=== To be done ===
Extract every line of the material below and reproduce it faithfully.

=== Information provided ===

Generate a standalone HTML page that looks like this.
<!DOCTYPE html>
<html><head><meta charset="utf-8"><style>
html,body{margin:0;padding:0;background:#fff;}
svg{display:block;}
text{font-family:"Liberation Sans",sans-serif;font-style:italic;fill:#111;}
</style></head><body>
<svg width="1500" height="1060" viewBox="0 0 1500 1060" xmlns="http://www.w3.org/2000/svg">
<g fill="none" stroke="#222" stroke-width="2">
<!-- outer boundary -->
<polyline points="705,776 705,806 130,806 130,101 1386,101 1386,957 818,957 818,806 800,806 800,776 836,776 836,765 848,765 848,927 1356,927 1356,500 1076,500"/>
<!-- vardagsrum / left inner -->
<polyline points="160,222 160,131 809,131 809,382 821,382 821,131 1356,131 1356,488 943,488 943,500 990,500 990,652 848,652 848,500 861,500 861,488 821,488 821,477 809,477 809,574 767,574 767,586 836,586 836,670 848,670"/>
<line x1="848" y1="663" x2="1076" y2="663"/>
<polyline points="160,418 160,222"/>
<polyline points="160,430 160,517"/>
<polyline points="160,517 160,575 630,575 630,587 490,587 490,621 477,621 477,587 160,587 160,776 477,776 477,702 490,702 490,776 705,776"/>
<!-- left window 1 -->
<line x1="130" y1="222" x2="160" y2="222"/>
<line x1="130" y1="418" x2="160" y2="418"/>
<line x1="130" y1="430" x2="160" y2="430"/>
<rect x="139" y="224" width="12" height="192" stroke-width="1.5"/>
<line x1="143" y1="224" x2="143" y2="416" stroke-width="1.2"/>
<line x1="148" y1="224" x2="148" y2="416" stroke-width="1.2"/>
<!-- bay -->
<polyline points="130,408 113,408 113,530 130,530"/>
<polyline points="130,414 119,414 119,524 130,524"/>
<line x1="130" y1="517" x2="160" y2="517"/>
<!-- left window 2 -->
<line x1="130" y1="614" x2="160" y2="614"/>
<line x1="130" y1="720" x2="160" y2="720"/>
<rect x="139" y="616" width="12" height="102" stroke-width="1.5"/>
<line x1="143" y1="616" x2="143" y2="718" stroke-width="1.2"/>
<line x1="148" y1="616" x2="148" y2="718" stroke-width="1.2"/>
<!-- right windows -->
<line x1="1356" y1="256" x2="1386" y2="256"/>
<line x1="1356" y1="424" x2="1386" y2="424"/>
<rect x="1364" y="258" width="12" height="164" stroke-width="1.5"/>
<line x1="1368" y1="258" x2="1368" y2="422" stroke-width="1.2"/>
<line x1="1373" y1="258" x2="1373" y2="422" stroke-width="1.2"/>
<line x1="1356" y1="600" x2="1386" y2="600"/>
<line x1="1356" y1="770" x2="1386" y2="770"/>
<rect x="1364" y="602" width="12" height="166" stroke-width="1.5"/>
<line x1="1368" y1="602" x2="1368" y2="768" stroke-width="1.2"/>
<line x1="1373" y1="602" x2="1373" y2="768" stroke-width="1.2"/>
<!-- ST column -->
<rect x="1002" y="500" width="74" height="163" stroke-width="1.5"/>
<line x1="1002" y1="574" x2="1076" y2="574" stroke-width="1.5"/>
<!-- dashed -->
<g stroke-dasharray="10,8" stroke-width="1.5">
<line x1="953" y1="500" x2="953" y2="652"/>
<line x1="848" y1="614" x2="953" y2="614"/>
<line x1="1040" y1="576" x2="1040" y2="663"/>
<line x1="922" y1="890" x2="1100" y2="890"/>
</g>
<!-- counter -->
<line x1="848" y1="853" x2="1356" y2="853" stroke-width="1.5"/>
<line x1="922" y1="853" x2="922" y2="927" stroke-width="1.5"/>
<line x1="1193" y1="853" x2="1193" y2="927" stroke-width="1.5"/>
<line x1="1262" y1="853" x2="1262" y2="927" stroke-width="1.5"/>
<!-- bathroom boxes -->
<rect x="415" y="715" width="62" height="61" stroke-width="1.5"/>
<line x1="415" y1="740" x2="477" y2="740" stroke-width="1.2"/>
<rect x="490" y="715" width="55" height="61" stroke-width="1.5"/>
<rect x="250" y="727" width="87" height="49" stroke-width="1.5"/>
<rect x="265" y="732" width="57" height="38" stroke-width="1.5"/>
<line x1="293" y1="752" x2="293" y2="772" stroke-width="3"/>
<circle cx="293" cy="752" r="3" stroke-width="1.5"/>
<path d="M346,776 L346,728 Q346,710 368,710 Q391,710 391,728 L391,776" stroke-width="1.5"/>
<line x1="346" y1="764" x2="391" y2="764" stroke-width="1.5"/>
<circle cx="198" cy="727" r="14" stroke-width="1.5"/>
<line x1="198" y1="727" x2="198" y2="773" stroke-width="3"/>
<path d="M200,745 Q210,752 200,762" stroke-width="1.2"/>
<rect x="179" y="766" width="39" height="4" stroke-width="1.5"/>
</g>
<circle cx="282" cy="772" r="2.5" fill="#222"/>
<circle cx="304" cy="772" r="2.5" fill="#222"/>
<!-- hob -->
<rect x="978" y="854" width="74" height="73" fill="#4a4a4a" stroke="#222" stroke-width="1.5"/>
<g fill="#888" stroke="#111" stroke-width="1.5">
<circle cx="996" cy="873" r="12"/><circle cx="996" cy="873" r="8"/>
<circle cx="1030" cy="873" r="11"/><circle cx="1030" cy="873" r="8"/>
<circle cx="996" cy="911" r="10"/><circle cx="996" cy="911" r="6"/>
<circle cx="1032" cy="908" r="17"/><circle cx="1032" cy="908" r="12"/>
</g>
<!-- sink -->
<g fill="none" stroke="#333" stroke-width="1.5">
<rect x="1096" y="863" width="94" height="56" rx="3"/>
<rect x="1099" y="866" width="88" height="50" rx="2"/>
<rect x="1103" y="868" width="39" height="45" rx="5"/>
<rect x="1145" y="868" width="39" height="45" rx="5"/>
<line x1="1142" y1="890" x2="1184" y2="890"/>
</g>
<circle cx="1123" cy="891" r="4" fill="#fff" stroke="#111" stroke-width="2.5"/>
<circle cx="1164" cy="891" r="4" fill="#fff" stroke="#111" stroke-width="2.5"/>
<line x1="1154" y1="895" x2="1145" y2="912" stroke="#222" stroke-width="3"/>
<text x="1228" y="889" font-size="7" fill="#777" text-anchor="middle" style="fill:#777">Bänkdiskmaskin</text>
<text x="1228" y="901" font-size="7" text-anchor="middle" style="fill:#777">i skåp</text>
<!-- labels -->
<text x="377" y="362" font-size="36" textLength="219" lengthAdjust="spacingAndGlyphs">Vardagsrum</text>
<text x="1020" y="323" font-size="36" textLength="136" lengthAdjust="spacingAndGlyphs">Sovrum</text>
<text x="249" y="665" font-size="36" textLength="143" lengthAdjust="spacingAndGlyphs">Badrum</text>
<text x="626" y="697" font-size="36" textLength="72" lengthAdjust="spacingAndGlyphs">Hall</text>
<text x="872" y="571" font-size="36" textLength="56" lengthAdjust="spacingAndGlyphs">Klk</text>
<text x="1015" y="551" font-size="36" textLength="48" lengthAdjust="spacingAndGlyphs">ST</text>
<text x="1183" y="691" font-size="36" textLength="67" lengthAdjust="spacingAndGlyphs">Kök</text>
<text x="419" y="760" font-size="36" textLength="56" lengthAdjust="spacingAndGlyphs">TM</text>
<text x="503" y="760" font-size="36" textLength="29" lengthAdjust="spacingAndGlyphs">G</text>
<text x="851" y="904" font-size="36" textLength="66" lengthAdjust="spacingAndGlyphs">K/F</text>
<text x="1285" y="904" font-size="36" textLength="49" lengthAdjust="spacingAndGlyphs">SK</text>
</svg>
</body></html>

=== Solution to this exercise ===
Generate a standalone HTML page that looks like this.
<!DOCTYPE html>
<html><head><meta charset="utf-8"><style>
html,body{margin:0;padding:0;background:#fff;}
svg{display:block;}
text{font-family:"Liberation Sans",sans-serif;font-style:italic;fill:#111;}
</style></head><body>
<svg width="1500" height="1060" viewBox="0 0 1500 1060" xmlns="http://www.w3.org/2000/svg">
<g fill="none" stroke="#222" stroke-width="2">
<!-- outer boundary -->
<polyline points="705,776 705,806 130,806 130,101 1386,101 1386,957 818,957 818,806 800,806 800,776 836,776 836,765 848,765 848,927 1356,927 1356,500 1076,500"/>
<!-- vardagsrum / left inner -->
<polyline points="160,222 160,131 809,131 809,382 821,382 821,131 1356,131 1356,488 943,488 943,500 990,500 990,652 848,652 848,500 861,500 861,488 821,488 821,477 809,477 809,574 767,574 767,586 836,586 836,670 848,670"/>
<line x1="848" y1="663" x2="1076" y2="663"/>
<polyline points="160,418 160,222"/>
<polyline points="160,430 160,517"/>
<polyline points="160,517 160,575 630,575 630,587 490,587 490,621 477,621 477,587 160,587 160,776 477,776 477,702 490,702 490,776 705,776"/>
<!-- left window 1 -->
<line x1="130" y1="222" x2="160" y2="222"/>
<line x1="130" y1="418" x2="160" y2="418"/>
<line x1="130" y1="430" x2="160" y2="430"/>
<rect x="139" y="224" width="12" height="192" stroke-width="1.5"/>
<line x1="143" y1="224" x2="143" y2="416" stroke-width="1.2"/>
<line x1="148" y1="224" x2="148" y2="416" stroke-width="1.2"/>
<!-- bay -->
<polyline points="130,408 113,408 113,530 130,530"/>
<polyline points="130,414 119,414 119,524 130,524"/>
<line x1="130" y1="517" x2="160" y2="517"/>
<!-- left window 2 -->
<line x1="130" y1="614" x2="160" y2="614"/>
<line x1="130" y1="720" x2="160" y2="720"/>
<rect x="139" y="616" width="12" height="102" stroke-width="1.5"/>
<line x1="143" y1="616" x2="143" y2="718" stroke-width="1.2"/>
<line x1="148" y1="616" x2="148" y2="718" stroke-width="1.2"/>
<!-- right windows -->
<line x1="1356" y1="256" x2="1386" y2="256"/>
<line x1="1356" y1="424" x2="1386" y2="424"/>
<rect x="1364" y="258" width="12" height="164" stroke-width="1.5"/>
<line x1="1368" y1="258" x2="1368" y2="422" stroke-width="1.2"/>
<line x1="1373" y1="258" x2="1373" y2="422" stroke-width="1.2"/>
<line x1="1356" y1="600" x2="1386" y2="600"/>
<line x1="1356" y1="770" x2="1386" y2="770"/>
<rect x="1364" y="602" width="12" height="166" stroke-width="1.5"/>
<line x1="1368" y1="602" x2="1368" y2="768" stroke-width="1.2"/>
<line x1="1373" y1="602" x2="1373" y2="768" stroke-width="1.2"/>
<!-- ST column -->
<rect x="1002" y="500" width="74" height="163" stroke-width="1.5"/>
<line x1="1002" y1="574" x2="1076" y2="574" stroke-width="1.5"/>
<!-- dashed -->
<g stroke-dasharray="10,8" stroke-width="1.5">
<line x1="953" y1="500" x2="953" y2="652"/>
<line x1="848" y1="614" x2="953" y2="614"/>
<line x1="1040" y1="576" x2="1040" y2="663"/>
<line x1="922" y1="890" x2="1100" y2="890"/>
</g>
<!-- counter -->
<line x1="848" y1="853" x2="1356" y2="853" stroke-width="1.5"/>
<line x1="922" y1="853" x2="922" y2="927" stroke-width="1.5"/>
<line x1="1193" y1="853" x2="1193" y2="927" stroke-width="1.5"/>
<line x1="1262" y1="853" x2="1262" y2="927" stroke-width="1.5"/>
<!-- bathroom boxes -->
<rect x="415" y="715" width="62" height="61" stroke-width="1.5"/>
<line x1="415" y1="740" x2="477" y2="740" stroke-width="1.2"/>
<rect x="490" y="715" width="55" height="61" stroke-width="1.5"/>
<rect x="250" y="727" width="87" height="49" stroke-width="1.5"/>
<rect x="265" y="732" width="57" height="38" stroke-width="1.5"/>
<line x1="293" y1="752" x2="293" y2="772" stroke-width="3"/>
<circle cx="293" cy="752" r="3" stroke-width="1.5"/>
<path d="M346,776 L346,728 Q346,710 368,710 Q391,710 391,728 L391,776" stroke-width="1.5"/>
<line x1="346" y1="764" x2="391" y2="764" stroke-width="1.5"/>
<circle cx="198" cy="727" r="14" stroke-width="1.5"/>
<line x1="198" y1="727" x2="198" y2="773" stroke-width="3"/>
<path d="M200,745 Q210,752 200,762" stroke-width="1.2"/>
<rect x="179" y="766" width="39" height="4" stroke-width="1.5"/>
</g>
<circle cx="282" cy="772" r="2.5" fill="#222"/>
<circle cx="304" cy="772" r="2.5" fill="#222"/>
<!-- hob -->
<rect x="978" y="854" width="74" height="73" fill="#4a4a4a" stroke="#222" stroke-width="1.5"/>
<g fill="#888" stroke="#111" stroke-width="1.5">
<circle cx="996" cy="873" r="12"/><circle cx="996" cy="873" r="8"/>
<circle cx="1030" cy="873" r="11"/><circle cx="1030" cy="873" r="8"/>
<circle cx="996" cy="911" r="10"/><circle cx="996" cy="911" r="6"/>
<circle cx="1032" cy="908" r="17"/><circle cx="1032" cy="908" r="12"/>
</g>
<!-- sink -->
<g fill="none" stroke="#333" stroke-width="1.5">
<rect x="1096" y="863" width="94" height="56" rx="3"/>
<rect x="1099" y="866" width="88" height="50" rx="2"/>
<rect x="1103" y="868" width="39" height="45" rx="5"/>
<rect x="1145" y="868" width="39" height="45" rx="5"/>
<line x1="1142" y1="890" x2="1184" y2="890"/>
</g>
<circle cx="1123" cy="891" r="4" fill="#fff" stroke="#111" stroke-width="2.5"/>
<circle cx="1164" cy="891" r="4" fill="#fff" stroke="#111" stroke-width="2.5"/>
<line x1="1154" y1="895" x2="1145" y2="912" stroke="#222" stroke-width="3"/>
<text x="1228" y="889" font-size="7" fill="#777" text-anchor="middle" style="fill:#777">Bänkdiskmaskin</text>
<text x="1228" y="901" font-size="7" text-anchor="middle" style="fill:#777">i skåp</text>
<!-- labels -->
<text x="377" y="362" font-size="36" textLength="219" lengthAdjust="spacingAndGlyphs">Vardagsrum</text>
<text x="1020" y="323" font-size="36" textLength="136" lengthAdjust="spacingAndGlyphs">Sovrum</text>
<text x="249" y="665" font-size="36" textLength="143" lengthAdjust="spacingAndGlyphs">Badrum</text>
<text x="626" y="697" font-size="36" textLength="72" lengthAdjust="spacingAndGlyphs">Hall</text>
<text x="872" y="571" font-size="36" textLength="56" lengthAdjust="spacingAndGlyphs">Klk</text>
<text x="1015" y="551" font-size="36" textLength="48" lengthAdjust="spacingAndGlyphs">ST</text>
<text x="1183" y="691" font-size="36" textLength="67" lengthAdjust="spacingAndGlyphs">Kök</text>
<text x="419" y="760" font-size="36" textLength="56" lengthAdjust="spacingAndGlyphs">TM</text>
<text x="503" y="760" font-size="36" textLength="29" lengthAdjust="spacingAndGlyphs">G</text>
<text x="851" y="904" font-size="36" textLength="66" lengthAdjust="spacingAndGlyphs">K/F</text>
<text x="1285" y="904" font-size="36" textLength="49" lengthAdjust="spacingAndGlyphs">SK</text>
</svg>
</body></html>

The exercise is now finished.